Deacon decided to join them on their level and strap himself beside Jim, who sat at the main controls, twisting his arm and plugging it into the hardware. Deacon wrapped himself in his arms to curb a chill as a strange shiver navigated from the base of his torso to his neck. On the screen, a gray blob appeared.

“Something’s wrong,” Deacon said. “It is possible that Travers may have inadvertently led the diabolical creature here? Oh no. Fool that I am not to have seen this! The spell over Travers is too deep. I witnessed it on Nix. Oh my God of Anglo, Travers has led him here, right to us.

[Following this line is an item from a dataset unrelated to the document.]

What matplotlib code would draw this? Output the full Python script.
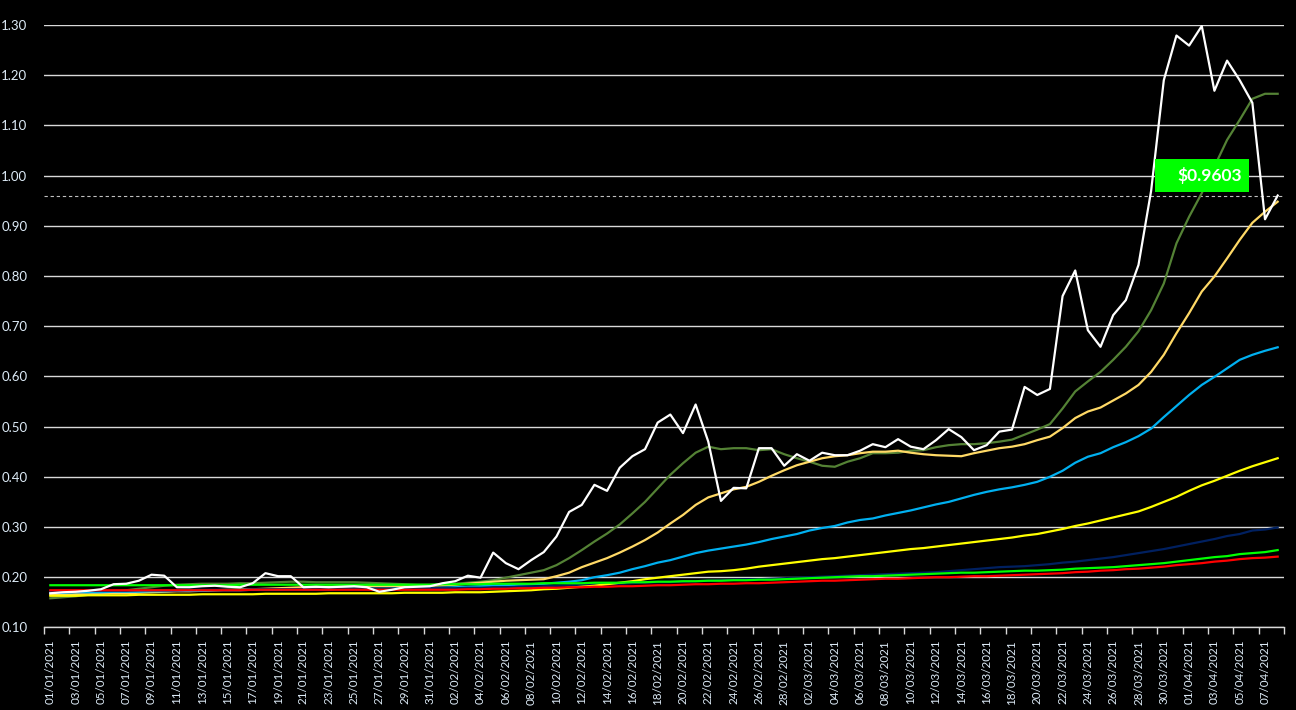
import datetime
import matplotlib

matplotlib.use('Agg')  # backend to non-interactive
import matplotlib.pyplot as plt
from matplotlib.patches import Rectangle

plt.rcParams['font.family'] = ['Lato', 'DejaVu Sans']

# Dates: 01/01/2021 .. 08/04/2021, one point per day
start = datetime.date(2021, 1, 1)
dates = [start + datetime.timedelta(days=i) for i in range(98)]
date_labels = [d.strftime('%d/%m/%Y') for d in dates]

# Price (white line)
price = [
    0.168, 0.170, 0.171, 0.173, 0.176, 0.186, 0.187, 0.193, 0.205, 0.203,
    0.180, 0.180, 0.182, 0.183, 0.181, 0.180, 0.188, 0.208, 0.202, 0.202,
    0.180, 0.181, 0.180, 0.181, 0.182, 0.180, 0.171, 0.175, 0.180, 0.181,
    0.182, 0.188, 0.192, 0.203, 0.199, 0.249, 0.228, 0.216, 0.234, 0.250,
    0.281, 0.330, 0.344, 0.384, 0.372, 0.418, 0.441, 0.455, 0.508, 0.524,
    0.487, 0.544, 0.470, 0.352, 0.378, 0.377, 0.457, 0.457, 0.422, 0.445,
    0.432, 0.448, 0.443, 0.443, 0.452, 0.465, 0.459, 0.475, 0.460, 0.455,
    0.473, 0.495, 0.479, 0.453, 0.463, 0.490, 0.494, 0.579, 0.563, 0.575,
    0.760, 0.811, 0.692, 0.659, 0.722, 0.752, 0.822, 0.970, 1.190, 1.279,
    1.259, 1.298, 1.169, 1.229, 1.190, 1.145, 0.913, 0.9603,
]

# Moving averages
ma_olive = [
    0.158, 0.160, 0.162, 0.165, 0.168, 0.171, 0.174, 0.177, 0.180, 0.183,
    0.185, 0.186, 0.187, 0.187, 0.187, 0.188, 0.188, 0.189, 0.190, 0.191,
    0.191, 0.190, 0.190, 0.190, 0.190, 0.189, 0.188, 0.187, 0.186, 0.185,
    0.185, 0.186, 0.187, 0.189, 0.191, 0.194, 0.199, 0.204, 0.209, 0.214,
    0.224, 0.238, 0.254, 0.271, 0.287, 0.305, 0.327, 0.350, 0.377, 0.404,
    0.427, 0.448, 0.460, 0.455, 0.457, 0.457, 0.453, 0.455, 0.445, 0.437,
    0.430, 0.422, 0.420, 0.430, 0.437, 0.447, 0.447, 0.448, 0.452, 0.453,
    0.459, 0.463, 0.465, 0.465, 0.467, 0.470, 0.474, 0.484, 0.494, 0.505,
    0.536, 0.570, 0.590, 0.609, 0.633, 0.659, 0.690, 0.732, 0.785, 0.865,
    0.918, 0.965, 1.018, 1.071, 1.111, 1.153, 1.163, 1.163,
]
ma_orange = [
    0.165, 0.165, 0.166, 0.166, 0.167, 0.168, 0.168, 0.169, 0.170, 0.171,
    0.172, 0.172, 0.173, 0.174, 0.175, 0.176, 0.176, 0.177, 0.178, 0.179,
    0.180, 0.180, 0.181, 0.181, 0.182, 0.182, 0.182, 0.182, 0.182, 0.182,
    0.183, 0.184, 0.185, 0.187, 0.189, 0.191, 0.193, 0.194, 0.195, 0.196,
    0.202, 0.209, 0.220, 0.229, 0.238, 0.249, 0.261, 0.274, 0.289, 0.307,
    0.324, 0.344, 0.359, 0.367, 0.375, 0.380, 0.390, 0.402, 0.413, 0.423,
    0.430, 0.437, 0.441, 0.443, 0.447, 0.450, 0.450, 0.452, 0.448, 0.445,
    0.443, 0.442, 0.441, 0.447, 0.452, 0.457, 0.460, 0.465, 0.473, 0.480,
    0.497, 0.517, 0.530, 0.538, 0.552, 0.566, 0.583, 0.609, 0.643, 0.686,
    0.726, 0.769, 0.799, 0.835, 0.872, 0.906, 0.928, 0.948,
]
ma_blue = [
    0.169, 0.169, 0.170, 0.170, 0.170, 0.171, 0.171, 0.171, 0.172, 0.172,
    0.173, 0.173, 0.173, 0.174, 0.174, 0.174, 0.175, 0.175, 0.175, 0.176,
    0.176, 0.176, 0.176, 0.177, 0.177, 0.177, 0.177, 0.177, 0.178, 0.178,
    0.178, 0.179, 0.180, 0.181, 0.182, 0.183, 0.184, 0.185, 0.186, 0.187,
    0.189, 0.191, 0.194, 0.200, 0.204, 0.209, 0.216, 0.222, 0.229, 0.234,
    0.241, 0.248, 0.253, 0.257, 0.261, 0.265, 0.270, 0.276, 0.281, 0.286,
    0.293, 0.298, 0.302, 0.309, 0.314, 0.317, 0.323, 0.328, 0.333, 0.339,
    0.345, 0.350, 0.357, 0.364, 0.370, 0.375, 0.379, 0.384, 0.390, 0.400,
    0.412, 0.428, 0.440, 0.447, 0.459, 0.469, 0.481, 0.496, 0.519, 0.541,
    0.563, 0.583, 0.599, 0.616, 0.633, 0.643, 0.651, 0.658,
]
ma_yellow = [
    0.163, 0.163, 0.163, 0.164, 0.164, 0.164, 0.164, 0.165, 0.165, 0.165,
    0.165, 0.165, 0.166, 0.166, 0.166, 0.166, 0.166, 0.167, 0.167, 0.167,
    0.167, 0.167, 0.168, 0.168, 0.168, 0.168, 0.168, 0.168, 0.169, 0.169,
    0.169, 0.169, 0.170, 0.170, 0.170, 0.171, 0.172, 0.173, 0.174, 0.176,
    0.177, 0.179, 0.181, 0.183, 0.186, 0.189, 0.192, 0.196, 0.199, 0.202,
    0.205, 0.208, 0.211, 0.212, 0.214, 0.217, 0.221, 0.224, 0.227, 0.230,
    0.233, 0.236, 0.238, 0.241, 0.244, 0.247, 0.250, 0.253, 0.256, 0.258,
    0.261, 0.264, 0.267, 0.270, 0.273, 0.276, 0.279, 0.283, 0.286, 0.291,
    0.296, 0.302, 0.307, 0.313, 0.319, 0.325, 0.331, 0.340, 0.350, 0.360,
    0.372, 0.383, 0.392, 0.402, 0.412, 0.421, 0.429, 0.437,
]
ma_navy = [
    0.172, 0.172, 0.172, 0.173, 0.173, 0.173, 0.173, 0.174, 0.174, 0.174,
    0.174, 0.175, 0.175, 0.175, 0.175, 0.175, 0.176, 0.176, 0.176, 0.176,
    0.176, 0.176, 0.177, 0.177, 0.177, 0.177, 0.177, 0.177, 0.177, 0.178,
    0.178, 0.178, 0.178, 0.179, 0.179, 0.180, 0.180, 0.181, 0.181, 0.182,
    0.183, 0.184, 0.185, 0.186, 0.186, 0.187, 0.188, 0.189, 0.190, 0.190,
    0.191, 0.192, 0.193, 0.194, 0.195, 0.196, 0.196, 0.197, 0.198, 0.199,
    0.200, 0.201, 0.202, 0.203, 0.204, 0.205, 0.206, 0.207, 0.208, 0.209,
    0.210, 0.212, 0.214, 0.216, 0.218, 0.220, 0.221, 0.222, 0.224, 0.226,
    0.229, 0.231, 0.234, 0.237, 0.240, 0.244, 0.248, 0.252, 0.256, 0.261,
    0.266, 0.271, 0.276, 0.282, 0.286, 0.293, 0.295, 0.299,
]
ma_green = [
    0.184, 0.184, 0.184, 0.184, 0.184, 0.184, 0.184, 0.184, 0.184, 0.184,
    0.184, 0.184, 0.184, 0.184, 0.184, 0.185, 0.185, 0.185, 0.185, 0.185,
    0.185, 0.185, 0.185, 0.185, 0.185, 0.185, 0.185, 0.185, 0.185, 0.185,
    0.185, 0.186, 0.186, 0.186, 0.186, 0.187, 0.187, 0.187, 0.187, 0.188,
    0.188, 0.188, 0.188, 0.189, 0.189, 0.189, 0.190, 0.190, 0.191, 0.191,
    0.192, 0.192, 0.193, 0.193, 0.194, 0.194, 0.195, 0.195, 0.196, 0.197,
    0.198, 0.199, 0.200, 0.201, 0.202, 0.202, 0.203, 0.204, 0.205, 0.206,
    0.207, 0.208, 0.209, 0.209, 0.210, 0.211, 0.212, 0.213, 0.213, 0.214,
    0.215, 0.217, 0.218, 0.219, 0.220, 0.222, 0.224, 0.226, 0.228, 0.231,
    0.234, 0.237, 0.240, 0.242, 0.246, 0.248, 0.250, 0.254,
]
ma_red = [
    0.174, 0.174, 0.174, 0.174, 0.174, 0.174, 0.174, 0.174, 0.174, 0.174,
    0.174, 0.174, 0.174, 0.174, 0.174, 0.174, 0.175, 0.175, 0.175, 0.175,
    0.175, 0.175, 0.175, 0.175, 0.175, 0.175, 0.175, 0.175, 0.175, 0.175,
    0.175, 0.175, 0.175, 0.176, 0.176, 0.177, 0.177, 0.178, 0.178, 0.179,
    0.179, 0.180, 0.180, 0.181, 0.181, 0.182, 0.182, 0.183, 0.184, 0.184,
    0.185, 0.186, 0.186, 0.187, 0.187, 0.188, 0.188, 0.189, 0.190, 0.191,
    0.192, 0.193, 0.193, 0.194, 0.195, 0.196, 0.197, 0.197, 0.198, 0.199,
    0.200, 0.200, 0.201, 0.202, 0.202, 0.203, 0.204, 0.205, 0.206, 0.207,
    0.208, 0.210, 0.211, 0.213, 0.214, 0.216, 0.217, 0.219, 0.221, 0.224,
    0.226, 0.228, 0.231, 0.233, 0.236, 0.238, 0.239, 0.241,
]

y_ticks = [0.10, 0.20, 0.30, 0.40, 0.50, 0.60, 0.70, 0.80, 0.90, 1.00, 1.10, 1.20, 1.30]

text_color = '#DDEBF7'
grid_color = '#D9D9D9'

fig = plt.figure(figsize=(12.96, 7.10), dpi=100, facecolor='black')
ax = fig.add_axes([44 / 1296, 1 - 627.4 / 710, 1240 / 1296, (627.4 - 25) / 710])
ax.set_facecolor('black')

x = list(range(len(dates)))

# horizontal gridlines
for v in y_ticks:
    ax.axhline(v, color=grid_color, lw=1.0, zorder=1)

# last price dashed line
ax.axhline(price[-1], color='#BFBFBF', lw=0.8, linestyle=(0, (3, 2.5)), zorder=1)

lw = 1.6
ax.plot(x, ma_olive, color='#548235', lw=lw, zorder=3)
ax.plot(x, ma_orange, color='#FFD966', lw=lw, zorder=3)
ax.plot(x, ma_blue, color='#00B0F0', lw=lw, zorder=3)
ax.plot(x, ma_navy, color='#002060', lw=lw, zorder=3)
ax.plot(x, ma_yellow, color='#FFFF00', lw=lw, zorder=3)
ax.plot(x, ma_red, color='#FF0000', lw=lw, zorder=3)
ax.plot(x, ma_green, color='#00FF00', lw=lw, zorder=3)
ax.plot(x, price, color='white', lw=lw, zorder=4)

# price label box
ax.add_patch(Rectangle((87.3, 0.968), 7.4, 0.065, facecolor='#00FF00',
                       edgecolor='none', zorder=5))
ax.text(94.15, 1.0005, f"${price[-1]:.4f}", color='white', fontsize=12.5,
        fontweight='bold', ha='right', va='center', zorder=6)

ax.set_xlim(-0.5, len(dates) - 0.5)
ax.set_ylim(0.10, 1.30)

# y axis
ax.set_yticks(y_ticks)
ax.set_yticklabels([f"{v:.2f}" for v in y_ticks])
ax.tick_params(axis='y', length=0, pad=12, labelsize=9.5, labelcolor=text_color)

# x axis: tick marks between categories, labels every 2 days
ax.set_xticks([i - 0.5 for i in range(0, len(dates) + 1, 2)])
ax.set_xticklabels([])
ax.tick_params(axis='x', which='major', length=5, width=1, color=grid_color, direction='out')
ax.set_xticks(x[::2], minor=True)
ax.set_xticklabels(date_labels[::2], minor=True, rotation=90)
ax.tick_params(axis='x', which='minor', length=0, pad=9, labelsize=8.4, labelcolor=text_color)

for side in ['top', 'right', 'left']:
    ax.spines[side].set_visible(False)
ax.spines['bottom'].set_color(grid_color)
ax.spines['bottom'].set_linewidth(1.0)

fig.savefig('out.png', dpi=100, facecolor='black')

Get us out of here now, Jim!”

“Master, I am navigating as quickly as I can.”

Unexpectedly, Travers hailed Deacon from the deck above. He was standing at the top of the stairs, casting a wild-eyed gaze on the threesome below, staggering, his wounds now spotting blood through the bandages. “He is here. He is-s-s… s-s-s-s here.”

Quobit corralled Travers’s body just as he slumped.

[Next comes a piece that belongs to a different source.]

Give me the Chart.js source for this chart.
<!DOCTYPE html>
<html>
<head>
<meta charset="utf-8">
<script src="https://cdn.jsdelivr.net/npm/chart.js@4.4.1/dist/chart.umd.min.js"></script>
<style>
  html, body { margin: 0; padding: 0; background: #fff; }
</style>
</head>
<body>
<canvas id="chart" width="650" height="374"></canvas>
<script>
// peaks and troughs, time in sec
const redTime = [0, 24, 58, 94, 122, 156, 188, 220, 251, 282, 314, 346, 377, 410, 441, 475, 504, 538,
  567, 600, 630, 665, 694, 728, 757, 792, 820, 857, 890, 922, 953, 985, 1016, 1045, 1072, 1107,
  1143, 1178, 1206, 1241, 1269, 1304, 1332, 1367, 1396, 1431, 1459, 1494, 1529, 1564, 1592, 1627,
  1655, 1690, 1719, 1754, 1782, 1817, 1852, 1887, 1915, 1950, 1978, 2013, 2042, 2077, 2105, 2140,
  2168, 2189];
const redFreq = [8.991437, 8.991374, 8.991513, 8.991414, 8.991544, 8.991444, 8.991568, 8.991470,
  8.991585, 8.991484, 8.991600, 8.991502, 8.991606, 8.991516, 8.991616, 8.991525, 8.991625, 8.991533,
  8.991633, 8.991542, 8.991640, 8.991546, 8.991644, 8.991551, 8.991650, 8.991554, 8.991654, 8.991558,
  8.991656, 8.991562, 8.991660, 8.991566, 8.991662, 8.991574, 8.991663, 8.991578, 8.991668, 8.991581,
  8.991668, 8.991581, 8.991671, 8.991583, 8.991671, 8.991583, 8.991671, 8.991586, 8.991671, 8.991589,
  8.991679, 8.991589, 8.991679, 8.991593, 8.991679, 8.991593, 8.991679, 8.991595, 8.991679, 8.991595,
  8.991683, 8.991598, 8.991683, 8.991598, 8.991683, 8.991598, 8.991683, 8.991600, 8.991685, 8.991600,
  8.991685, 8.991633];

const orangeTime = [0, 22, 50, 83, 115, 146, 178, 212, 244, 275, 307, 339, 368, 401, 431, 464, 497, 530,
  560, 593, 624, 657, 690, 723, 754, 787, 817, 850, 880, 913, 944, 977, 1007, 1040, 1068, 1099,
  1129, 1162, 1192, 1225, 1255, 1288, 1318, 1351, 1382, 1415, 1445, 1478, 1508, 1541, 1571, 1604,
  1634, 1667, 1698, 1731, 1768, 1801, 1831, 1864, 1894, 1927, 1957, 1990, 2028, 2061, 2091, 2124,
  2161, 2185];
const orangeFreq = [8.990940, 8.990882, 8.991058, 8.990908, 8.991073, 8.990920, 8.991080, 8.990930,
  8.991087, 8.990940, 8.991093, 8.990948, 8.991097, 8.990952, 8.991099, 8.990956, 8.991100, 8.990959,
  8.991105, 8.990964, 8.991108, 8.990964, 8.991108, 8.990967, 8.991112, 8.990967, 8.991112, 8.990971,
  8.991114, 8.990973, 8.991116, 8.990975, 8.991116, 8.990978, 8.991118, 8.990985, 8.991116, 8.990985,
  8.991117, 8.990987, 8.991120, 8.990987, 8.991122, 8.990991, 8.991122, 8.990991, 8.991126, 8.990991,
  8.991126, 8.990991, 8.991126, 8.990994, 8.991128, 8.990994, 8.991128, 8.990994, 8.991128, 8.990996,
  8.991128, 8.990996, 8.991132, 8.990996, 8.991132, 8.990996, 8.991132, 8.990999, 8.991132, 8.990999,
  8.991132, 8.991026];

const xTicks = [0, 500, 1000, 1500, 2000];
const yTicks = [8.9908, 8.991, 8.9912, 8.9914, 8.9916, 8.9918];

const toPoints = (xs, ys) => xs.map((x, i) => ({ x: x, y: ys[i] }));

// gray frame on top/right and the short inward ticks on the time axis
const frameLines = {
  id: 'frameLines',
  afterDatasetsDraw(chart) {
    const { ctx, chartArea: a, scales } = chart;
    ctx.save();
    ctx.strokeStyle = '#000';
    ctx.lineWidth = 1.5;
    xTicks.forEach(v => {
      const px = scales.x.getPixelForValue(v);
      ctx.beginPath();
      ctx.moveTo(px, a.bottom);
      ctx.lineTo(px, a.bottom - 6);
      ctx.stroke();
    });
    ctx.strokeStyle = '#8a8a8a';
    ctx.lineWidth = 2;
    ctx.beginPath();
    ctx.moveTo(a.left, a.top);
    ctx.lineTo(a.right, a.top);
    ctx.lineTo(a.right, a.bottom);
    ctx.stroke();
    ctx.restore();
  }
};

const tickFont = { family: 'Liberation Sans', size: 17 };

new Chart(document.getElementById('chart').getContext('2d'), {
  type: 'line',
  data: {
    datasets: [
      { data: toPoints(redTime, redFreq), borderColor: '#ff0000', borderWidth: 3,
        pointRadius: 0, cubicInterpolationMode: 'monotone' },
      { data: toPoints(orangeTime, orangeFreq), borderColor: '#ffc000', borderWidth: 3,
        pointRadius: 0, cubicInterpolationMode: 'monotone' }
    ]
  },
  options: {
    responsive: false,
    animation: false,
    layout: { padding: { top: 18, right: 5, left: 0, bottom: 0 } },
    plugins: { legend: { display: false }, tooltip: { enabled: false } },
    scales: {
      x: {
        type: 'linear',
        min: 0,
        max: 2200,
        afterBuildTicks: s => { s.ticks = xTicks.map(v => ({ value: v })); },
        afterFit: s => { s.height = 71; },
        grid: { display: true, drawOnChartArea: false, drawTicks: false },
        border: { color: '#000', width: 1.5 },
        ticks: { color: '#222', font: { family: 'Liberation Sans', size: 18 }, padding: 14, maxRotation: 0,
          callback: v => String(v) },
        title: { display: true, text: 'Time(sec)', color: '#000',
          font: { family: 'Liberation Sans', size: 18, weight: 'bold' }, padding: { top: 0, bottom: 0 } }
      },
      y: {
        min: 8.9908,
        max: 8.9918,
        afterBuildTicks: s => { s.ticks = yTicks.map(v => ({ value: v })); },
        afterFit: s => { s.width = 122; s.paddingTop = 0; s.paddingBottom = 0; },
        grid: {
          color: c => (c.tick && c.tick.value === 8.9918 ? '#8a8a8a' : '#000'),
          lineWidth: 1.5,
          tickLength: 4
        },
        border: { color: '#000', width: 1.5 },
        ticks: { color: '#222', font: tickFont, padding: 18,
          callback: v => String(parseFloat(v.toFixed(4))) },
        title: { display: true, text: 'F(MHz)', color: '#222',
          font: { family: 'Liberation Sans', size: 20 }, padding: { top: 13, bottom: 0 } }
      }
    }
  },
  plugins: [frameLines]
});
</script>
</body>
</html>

“Gem, you must drug Travers. Render him unconscious as long as the foreign ship nears.” As Gem ascended to help Quobit attend to Travers, Deacon, through parted lips, whispered, “My friend, please hang on to hope.” Then he asked of Jim, “How long to top speed?”

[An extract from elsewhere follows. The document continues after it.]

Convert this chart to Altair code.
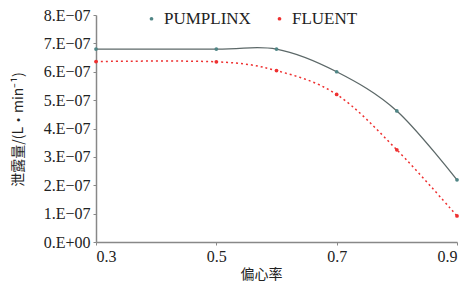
import altair as alt
import pandas as pd

x_vals = [0.3, 0.5, 0.6, 0.7, 0.8, 0.9]
pumplinx = [6.8e-07, 6.8e-07, 6.8e-07, 6.0e-07, 4.62e-07, 2.19e-07]
fluent = [6.36e-07, 6.35e-07, 6.04e-07, 5.2e-07, 3.25e-07, 0.92e-07]
series = ["PUMPLINX", "FLUENT"]

rows = []
for s, vals in zip(series, [pumplinx, fluent]):
    for x, v in zip(x_vals, vals):
        rows.append({"x": x, "v": v, "s": s})
df = pd.DataFrame(rows)

serif = "'Liberation Serif', 'Times New Roman', 'DejaVu Serif', serif"
cjk = "Noto Sans CJK SC"

xenc = alt.X("x:Q", scale=alt.Scale(domain=[0.3, 0.9], nice=False, zero=False),
             axis=alt.Axis(values=[0.3, 0.5, 0.7, 0.9], format=".1f", title="偏心率",
                           titleFont=cjk, titleFontSize=14, titleFontWeight="normal",
                           titleColor="#222", titleX=165, titlePadding=3,
                           labelFont=serif, labelFontSize=16, labelColor="#222",
                           grid=False, tickSize=3, tickColor="#888",
                           domainColor="#888", domainWidth=1.5, labelPadding=3))
yenc = alt.Y("v:Q", scale=alt.Scale(domain=[0, 8e-07], nice=False),
             axis=alt.Axis(values=[i * 1e-07 for i in range(9)],
                           labelExpr="datum.value == 0 ? '0.E+00' : format(datum.value*1e7, '.0f') + '.E\u221207'",
                           title="泄露量/(L·min⁻¹)", titleFont=cjk, titleFontSize=14,
                           titleFontWeight="normal", titleColor="#222",
                           titleX=-78, titleY=114, titleAlign="center", titleBaseline="middle",
                           labelFont=serif, labelFontSize=16, labelColor="#222",
                           grid=False, tickSize=3, tickColor="#888",
                           domainColor="#888", domainWidth=1.5, labelPadding=3))

color = alt.Color("s:N", scale=alt.Scale(domain=series, range=["#4f8585", "#ee3030"]),
                  legend=alt.Legend(title=None, orient="none", direction="horizontal",
                                    legendX=47, legendY=-5, labelFont=serif, labelFontSize=17,
                                    labelColor="#222", symbolType="circle", symbolSize=14,
                                    columnPadding=20, labelOffset=4, symbolStrokeWidth=0))

base = alt.Chart(df)

line_p = base.transform_filter(alt.datum.s == "PUMPLINX").mark_line(
    interpolate="cardinal", color="#5c6868", strokeWidth=1.3).encode(x=xenc, y=yenc)
line_f = base.transform_filter(alt.datum.s == "FLUENT").mark_line(
    interpolate="cardinal", color="#ee3030", strokeWidth=1.5, strokeDash=[2, 3]).encode(x=xenc, y=yenc)
pts = base.mark_point(filled=True, shape="circle", size=14, opacity=1).encode(x=xenc, y=yenc, color=color)

chart = alt.layer(line_p, line_f, pts).properties(
    width=361, height=227,
    autosize=alt.AutoSizeParams(type="none"),
    padding={"left": 88, "top": 7, "right": 10, "bottom": 46},
).configure_view(stroke=None)

chart.save("out.html", embed_options={"renderer": "svg", "actions": False})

“Not until we move out of the electrical cloud. It is too dangerous to accelerate now. Secure yourself tightly, please.” As Jim directed the ship to the nearest exit out of the cloud, Deacon eyed the monitor in front of Jim in time to see the object change course to duplicate their move. Gem joined them.

“Do they gain on us?”

“Yes, sire, slowly but definitely.”

“Even with the repaired engines?”

Jim delayed his response but eventually spoke. “Yes.”

“We have to take a chance. Get us out of here, Jim.”

“No, sire, the engines are cold and the magnetic and electr—”

“I order you. Do it! Or we perish.”

“My prime function is to protect you. The odds of navigating through the nebula at top speed are not in our favor: approximately six thousand eight hundred and five to one. Uncharted meteors and gravity bunches may block our way. The engines could not respond in time to correct the path. Your life cannot be risked.”